A fire starting from a compactor kept firefighters busy for several hours Thursday at the landfill as the blaze spread to garbage inside a cell area.
County Mayor Mike Foster said a landfill worker was operating the equipment inside the landfill cell, compacting garbage when the fire ignited. He jumped off without injury, but the fire destroyed the compactor. According to Foster, a hose may have burst in the engine compartment of the compactor causing fuel or hydraulic fluid to leak out onto the manifold, triggering the blaze.
Members of the Johnson Chapel, Midway, and Short Mountain Highway stations of the DeKalb County Volunteer Fire Department responded along with a tanker and brush truck. The Cassville Volunteer Fire Department in White County provided mutual aid assistance, bringing a tanker truck and additional manpower.
County Fire Chief Donny Green said firefighters spent three hours and used about 40,000 gallons of water on the garbage fire.
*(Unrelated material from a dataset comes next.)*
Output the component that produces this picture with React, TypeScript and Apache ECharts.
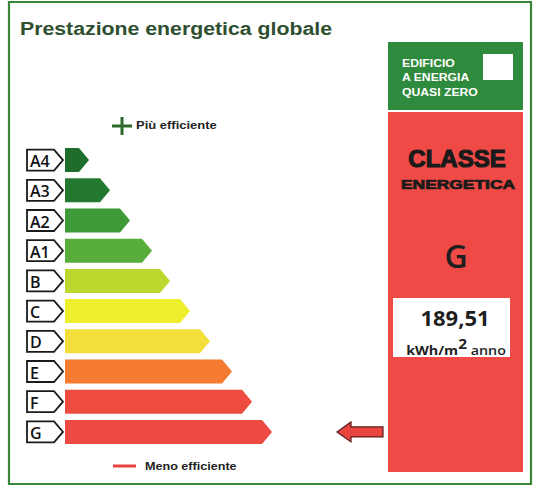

Fire trucks refilled at a hydrant on Billings Road near the landfill to keep the water coming.
Once the fire was out, the cell area was covered over with dirt.
The compactor destroyed in this fire is a 1995 model, some ten to fifteen years newer and much more efficient than the only other compactor the landfill is now left with, according to County Mayor Foster. But, he said the county can get by with just one compactor until the one lost in the fire can be replaced.
Foster said he wants to thanks the firefighters, both locally and from Cassville, for their work in putting out the fire.